◆ **Requirements**
Below is some material; set it all down exactly, apart from the pictures.

━━━━━━━━━━━━━━━━

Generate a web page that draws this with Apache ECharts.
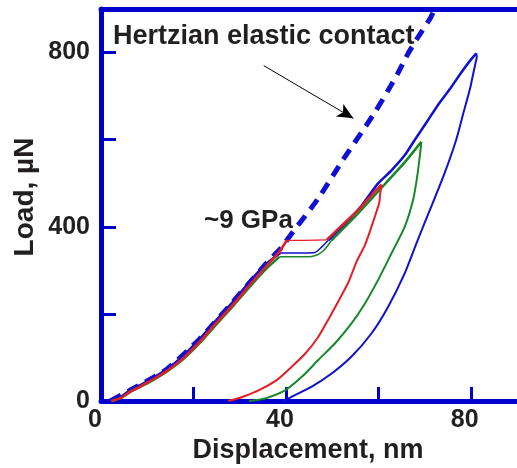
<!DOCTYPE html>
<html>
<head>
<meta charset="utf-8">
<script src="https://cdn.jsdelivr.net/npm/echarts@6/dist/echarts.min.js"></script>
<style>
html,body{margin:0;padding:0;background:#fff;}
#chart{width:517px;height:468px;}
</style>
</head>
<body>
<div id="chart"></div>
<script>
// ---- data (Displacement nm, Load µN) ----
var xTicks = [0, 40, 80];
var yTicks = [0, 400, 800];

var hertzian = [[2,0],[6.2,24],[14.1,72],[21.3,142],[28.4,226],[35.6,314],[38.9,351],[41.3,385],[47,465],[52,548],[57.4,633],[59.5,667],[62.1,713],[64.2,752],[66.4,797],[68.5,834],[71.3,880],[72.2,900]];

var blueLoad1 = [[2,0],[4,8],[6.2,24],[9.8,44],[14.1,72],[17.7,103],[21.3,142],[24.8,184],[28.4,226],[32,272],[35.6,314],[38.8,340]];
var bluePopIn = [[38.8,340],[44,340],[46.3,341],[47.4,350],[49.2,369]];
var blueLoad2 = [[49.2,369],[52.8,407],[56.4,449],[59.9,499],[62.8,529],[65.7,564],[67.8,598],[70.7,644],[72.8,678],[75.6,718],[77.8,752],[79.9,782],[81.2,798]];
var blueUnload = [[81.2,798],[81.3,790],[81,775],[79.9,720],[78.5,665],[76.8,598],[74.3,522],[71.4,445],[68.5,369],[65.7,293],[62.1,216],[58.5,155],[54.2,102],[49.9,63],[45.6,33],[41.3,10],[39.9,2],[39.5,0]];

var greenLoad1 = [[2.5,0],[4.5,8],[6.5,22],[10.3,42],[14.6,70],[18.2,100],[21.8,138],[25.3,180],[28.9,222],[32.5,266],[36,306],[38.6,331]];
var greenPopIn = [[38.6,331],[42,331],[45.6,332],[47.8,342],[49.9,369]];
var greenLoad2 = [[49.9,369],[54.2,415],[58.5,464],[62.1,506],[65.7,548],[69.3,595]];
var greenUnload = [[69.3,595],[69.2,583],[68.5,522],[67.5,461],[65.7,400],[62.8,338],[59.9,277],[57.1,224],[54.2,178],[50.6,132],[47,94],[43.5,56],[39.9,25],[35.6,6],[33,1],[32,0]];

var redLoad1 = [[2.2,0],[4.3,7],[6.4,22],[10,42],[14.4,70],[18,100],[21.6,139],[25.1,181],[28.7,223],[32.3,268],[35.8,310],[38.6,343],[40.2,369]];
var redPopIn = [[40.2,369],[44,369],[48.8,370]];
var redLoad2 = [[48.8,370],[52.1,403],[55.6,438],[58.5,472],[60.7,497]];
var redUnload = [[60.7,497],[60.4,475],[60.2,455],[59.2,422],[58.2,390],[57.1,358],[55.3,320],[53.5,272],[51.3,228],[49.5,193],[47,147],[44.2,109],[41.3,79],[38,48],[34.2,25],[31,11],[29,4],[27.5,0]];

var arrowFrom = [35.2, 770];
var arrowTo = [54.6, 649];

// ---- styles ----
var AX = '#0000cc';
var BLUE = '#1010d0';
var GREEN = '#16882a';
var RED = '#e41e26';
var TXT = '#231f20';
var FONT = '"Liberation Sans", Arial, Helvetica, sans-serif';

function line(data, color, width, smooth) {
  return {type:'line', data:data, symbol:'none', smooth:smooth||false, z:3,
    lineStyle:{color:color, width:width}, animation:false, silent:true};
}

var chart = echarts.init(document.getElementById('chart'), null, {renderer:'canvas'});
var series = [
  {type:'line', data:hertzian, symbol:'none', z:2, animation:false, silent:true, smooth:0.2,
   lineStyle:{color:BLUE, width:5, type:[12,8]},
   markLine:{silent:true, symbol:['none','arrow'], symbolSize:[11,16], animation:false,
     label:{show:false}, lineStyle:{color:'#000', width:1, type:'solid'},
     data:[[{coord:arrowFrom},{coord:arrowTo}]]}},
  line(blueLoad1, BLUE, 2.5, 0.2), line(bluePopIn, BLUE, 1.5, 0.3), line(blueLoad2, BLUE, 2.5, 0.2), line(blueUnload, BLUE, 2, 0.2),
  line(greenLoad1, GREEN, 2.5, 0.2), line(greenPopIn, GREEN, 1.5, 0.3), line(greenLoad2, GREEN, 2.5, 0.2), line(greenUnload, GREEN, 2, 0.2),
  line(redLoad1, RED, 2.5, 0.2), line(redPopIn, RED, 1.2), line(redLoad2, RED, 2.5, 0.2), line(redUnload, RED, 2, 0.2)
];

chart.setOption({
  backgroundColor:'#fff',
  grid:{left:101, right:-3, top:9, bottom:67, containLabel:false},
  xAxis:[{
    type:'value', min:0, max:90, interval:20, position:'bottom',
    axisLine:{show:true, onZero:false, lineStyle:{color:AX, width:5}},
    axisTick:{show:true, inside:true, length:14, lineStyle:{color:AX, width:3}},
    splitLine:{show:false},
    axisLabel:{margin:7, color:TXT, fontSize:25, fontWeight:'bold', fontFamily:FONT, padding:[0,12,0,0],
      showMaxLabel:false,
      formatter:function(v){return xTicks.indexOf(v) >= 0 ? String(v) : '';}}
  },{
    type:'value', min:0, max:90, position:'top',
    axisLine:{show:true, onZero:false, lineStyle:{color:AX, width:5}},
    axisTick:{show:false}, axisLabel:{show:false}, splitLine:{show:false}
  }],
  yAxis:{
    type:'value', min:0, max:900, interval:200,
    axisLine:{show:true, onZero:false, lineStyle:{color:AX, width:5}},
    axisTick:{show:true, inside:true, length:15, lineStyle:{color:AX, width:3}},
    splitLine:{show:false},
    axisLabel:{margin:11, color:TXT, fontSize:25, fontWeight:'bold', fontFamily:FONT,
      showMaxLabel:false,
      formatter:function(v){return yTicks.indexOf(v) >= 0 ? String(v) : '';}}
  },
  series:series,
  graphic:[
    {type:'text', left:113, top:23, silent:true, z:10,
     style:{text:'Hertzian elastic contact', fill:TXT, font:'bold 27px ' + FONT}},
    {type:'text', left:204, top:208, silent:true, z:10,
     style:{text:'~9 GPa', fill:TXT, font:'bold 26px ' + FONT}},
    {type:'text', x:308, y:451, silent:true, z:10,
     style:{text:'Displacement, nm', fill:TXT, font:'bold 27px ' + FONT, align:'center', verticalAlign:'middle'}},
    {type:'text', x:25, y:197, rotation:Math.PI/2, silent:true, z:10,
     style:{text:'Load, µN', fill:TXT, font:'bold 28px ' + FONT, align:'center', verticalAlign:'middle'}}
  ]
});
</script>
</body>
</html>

━━━━━━━━━━━━━━━━

◆ **Final result**
Generate a web page that draws this with Apache ECharts.
<!DOCTYPE html>
<html>
<head>
<meta charset="utf-8">
<script src="https://cdn.jsdelivr.net/npm/echarts@6/dist/echarts.min.js"></script>
<style>
html,body{margin:0;padding:0;background:#fff;}
#chart{width:517px;height:468px;}
</style>
</head>
<body>
<div id="chart"></div>
<script>
// ---- data (Displacement nm, Load µN) ----
var xTicks = [0, 40, 80];
var yTicks = [0, 400, 800];

var hertzian = [[2,0],[6.2,24],[14.1,72],[21.3,142],[28.4,226],[35.6,314],[38.9,351],[41.3,385],[47,465],[52,548],[57.4,633],[59.5,667],[62.1,713],[64.2,752],[66.4,797],[68.5,834],[71.3,880],[72.2,900]];

var blueLoad1 = [[2,0],[4,8],[6.2,24],[9.8,44],[14.1,72],[17.7,103],[21.3,142],[24.8,184],[28.4,226],[32,272],[35.6,314],[38.8,340]];
var bluePopIn = [[38.8,340],[44,340],[46.3,341],[47.4,350],[49.2,369]];
var blueLoad2 = [[49.2,369],[52.8,407],[56.4,449],[59.9,499],[62.8,529],[65.7,564],[67.8,598],[70.7,644],[72.8,678],[75.6,718],[77.8,752],[79.9,782],[81.2,798]];
var blueUnload = [[81.2,798],[81.3,790],[81,775],[79.9,720],[78.5,665],[76.8,598],[74.3,522],[71.4,445],[68.5,369],[65.7,293],[62.1,216],[58.5,155],[54.2,102],[49.9,63],[45.6,33],[41.3,10],[39.9,2],[39.5,0]];

var greenLoad1 = [[2.5,0],[4.5,8],[6.5,22],[10.3,42],[14.6,70],[18.2,100],[21.8,138],[25.3,180],[28.9,222],[32.5,266],[36,306],[38.6,331]];
var greenPopIn = [[38.6,331],[42,331],[45.6,332],[47.8,342],[49.9,369]];
var greenLoad2 = [[49.9,369],[54.2,415],[58.5,464],[62.1,506],[65.7,548],[69.3,595]];
var greenUnload = [[69.3,595],[69.2,583],[68.5,522],[67.5,461],[65.7,400],[62.8,338],[59.9,277],[57.1,224],[54.2,178],[50.6,132],[47,94],[43.5,56],[39.9,25],[35.6,6],[33,1],[32,0]];

var redLoad1 = [[2.2,0],[4.3,7],[6.4,22],[10,42],[14.4,70],[18,100],[21.6,139],[25.1,181],[28.7,223],[32.3,268],[35.8,310],[38.6,343],[40.2,369]];
var redPopIn = [[40.2,369],[44,369],[48.8,370]];
var redLoad2 = [[48.8,370],[52.1,403],[55.6,438],[58.5,472],[60.7,497]];
var redUnload = [[60.7,497],[60.4,475],[60.2,455],[59.2,422],[58.2,390],[57.1,358],[55.3,320],[53.5,272],[51.3,228],[49.5,193],[47,147],[44.2,109],[41.3,79],[38,48],[34.2,25],[31,11],[29,4],[27.5,0]];

var arrowFrom = [35.2, 770];
var arrowTo = [54.6, 649];

// ---- styles ----
var AX = '#0000cc';
var BLUE = '#1010d0';
var GREEN = '#16882a';
var RED = '#e41e26';
var TXT = '#231f20';
var FONT = '"Liberation Sans", Arial, Helvetica, sans-serif';

function line(data, color, width, smooth) {
  return {type:'line', data:data, symbol:'none', smooth:smooth||false, z:3,
    lineStyle:{color:color, width:width}, animation:false, silent:true};
}

var chart = echarts.init(document.getElementById('chart'), null, {renderer:'canvas'});
var series = [
  {type:'line', data:hertzian, symbol:'none', z:2, animation:false, silent:true, smooth:0.2,
   lineStyle:{color:BLUE, width:5, type:[12,8]},
   markLine:{silent:true, symbol:['none','arrow'], symbolSize:[11,16], animation:false,
     label:{show:false}, lineStyle:{color:'#000', width:1, type:'solid'},
     data:[[{coord:arrowFrom},{coord:arrowTo}]]}},
  line(blueLoad1, BLUE, 2.5, 0.2), line(bluePopIn, BLUE, 1.5, 0.3), line(blueLoad2, BLUE, 2.5, 0.2), line(blueUnload, BLUE, 2, 0.2),
  line(greenLoad1, GREEN, 2.5, 0.2), line(greenPopIn, GREEN, 1.5, 0.3), line(greenLoad2, GREEN, 2.5, 0.2), line(greenUnload, GREEN, 2, 0.2),
  line(redLoad1, RED, 2.5, 0.2), line(redPopIn, RED, 1.2), line(redLoad2, RED, 2.5, 0.2), line(redUnload, RED, 2, 0.2)
];

chart.setOption({
  backgroundColor:'#fff',
  grid:{left:101, right:-3, top:9, bottom:67, containLabel:false},
  xAxis:[{
    type:'value', min:0, max:90, interval:20, position:'bottom',
    axisLine:{show:true, onZero:false, lineStyle:{color:AX, width:5}},
    axisTick:{show:true, inside:true, length:14, lineStyle:{color:AX, width:3}},
    splitLine:{show:false},
    axisLabel:{margin:7, color:TXT, fontSize:25, fontWeight:'bold', fontFamily:FONT, padding:[0,12,0,0],
      showMaxLabel:false,
      formatter:function(v){return xTicks.indexOf(v) >= 0 ? String(v) : '';}}
  },{
    type:'value', min:0, max:90, position:'top',
    axisLine:{show:true, onZero:false, lineStyle:{color:AX, width:5}},
    axisTick:{show:false}, axisLabel:{show:false}, splitLine:{show:false}
  }],
  yAxis:{
    type:'value', min:0, max:900, interval:200,
    axisLine:{show:true, onZero:false, lineStyle:{color:AX, width:5}},
    axisTick:{show:true, inside:true, length:15, lineStyle:{color:AX, width:3}},
    splitLine:{show:false},
    axisLabel:{margin:11, color:TXT, fontSize:25, fontWeight:'bold', fontFamily:FONT,
      showMaxLabel:false,
      formatter:function(v){return yTicks.indexOf(v) >= 0 ? String(v) : '';}}
  },
  series:series,
  graphic:[
    {type:'text', left:113, top:23, silent:true, z:10,
     style:{text:'Hertzian elastic contact', fill:TXT, font:'bold 27px ' + FONT}},
    {type:'text', left:204, top:208, silent:true, z:10,
     style:{text:'~9 GPa', fill:TXT, font:'bold 26px ' + FONT}},
    {type:'text', x:308, y:451, silent:true, z:10,
     style:{text:'Displacement, nm', fill:TXT, font:'bold 27px ' + FONT, align:'center', verticalAlign:'middle'}},
    {type:'text', x:25, y:197, rotation:Math.PI/2, silent:true, z:10,
     style:{text:'Load, µN', fill:TXT, font:'bold 28px ' + FONT, align:'center', verticalAlign:'middle'}}
  ]
});
</script>
</body>
</html>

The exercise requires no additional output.